* _Stated problem_
From the very first line of the data to the line containing "import plotly.graph_objects as go", retype everything exactly, leaving the pictures behind.

▼

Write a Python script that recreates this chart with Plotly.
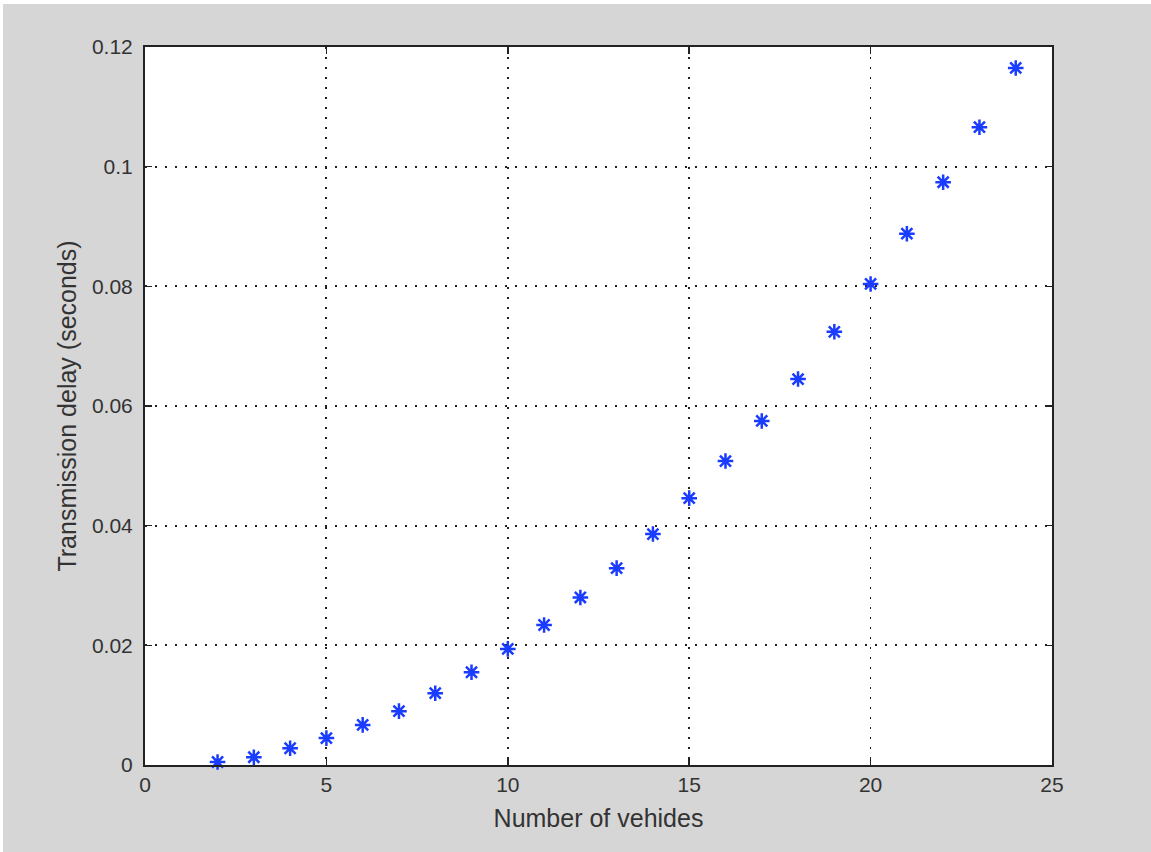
import plotly.graph_objects as go

vehicles = [2, 3, 4, 5, 6, 7, 8, 9, 10, 11, 12, 13, 14, 15, 16, 17, 18, 19, 20, 21, 22, 23, 24]
delay = [0.0005, 0.0013, 0.0028, 0.0045, 0.0067, 0.0090, 0.0120, 0.0155, 0.0194, 0.0234,
         0.0280, 0.0329, 0.0386, 0.0446, 0.0508, 0.0575, 0.0645, 0.0724, 0.0804, 0.0888,
         0.0974, 0.1066, 0.1165]
x_ticks = [0, 5, 10, 15, 20, 25]
y_ticks = [0, 0.02, 0.04, 0.06, 0.08, 0.1, 0.12]
y_tick_labels = ["0", "0.02", "0.04", "0.06", "0.08", "0.1", "0.12"]

fig = go.Figure()
fig.add_trace(go.Scatter(
    x=vehicles, y=delay, mode="markers",
    marker=dict(symbol="asterisk-open", size=13, color="#1a3cff",
                line=dict(color="#1a3cff", width=2.5)),
    cliponaxis=False, showlegend=False,
))

L, R, T, B = 145, 99, 47, 87
W, H = 1151, 852
pw, ph = W - L - R, H - T - B

# thin white border at top and left of the gray figure
fig.add_shape(type="rect", xref="paper", yref="paper",
              x0=-L / pw, x1=(W - L) / pw, y0=(ph + T - 4) / ph, y1=(ph + T + 2) / ph,
              fillcolor="white", line=dict(width=0), layer="below")
fig.add_shape(type="rect", xref="paper", yref="paper",
              x0=(-L - 2) / pw, x1=(3 - L) / pw, y0=-(B + 2) / ph, y1=(ph + T + 2) / ph,
              fillcolor="white", line=dict(width=0), layer="below")

FONT = "Liberation Sans, Arial, sans-serif"
axis_common = dict(
    showline=True, linecolor="#222", linewidth=2, mirror="ticks",
    ticks="inside", ticklen=7, tickwidth=1.5, tickcolor="#222",
    showgrid=True, gridcolor="#222", gridwidth=1.8, griddash="2px,8px",
    zeroline=False,
    tickfont=dict(family=FONT, size=21, color="#333"),
    title_font=dict(family=FONT, size=25, color="#333"),
)

fig.update_xaxes(range=[0, 25], tickvals=x_ticks, ticktext=[str(v) for v in x_ticks],
                 title_text="Number of vehides", title_standoff=14, **axis_common)
fig.update_yaxes(range=[0, 0.12], tickvals=y_ticks, ticktext=y_tick_labels,
                 title_text="Transmission delay (seconds)", title_standoff=8,
                 ticklabelstandoff=6, **axis_common)

fig.update_layout(
    width=W, height=H, autosize=False,
    margin=dict(l=L, r=R, t=T, b=B, pad=0),
    paper_bgcolor="#d6d6d6", plot_bgcolor="white",
)

fig.write_html(
    "out.html",
    config={"displayModeBar": False, "staticPlot": True},
    post_script="document.body.style.margin='0';document.body.style.overflow='hidden';"
                "document.body.style.background='#d6d6d6';"
                "document.documentElement.style.background='#d6d6d6';",
)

▲

* _Solution to this task_
Write a Python script that recreates this chart with Plotly.
import plotly.graph_objects as go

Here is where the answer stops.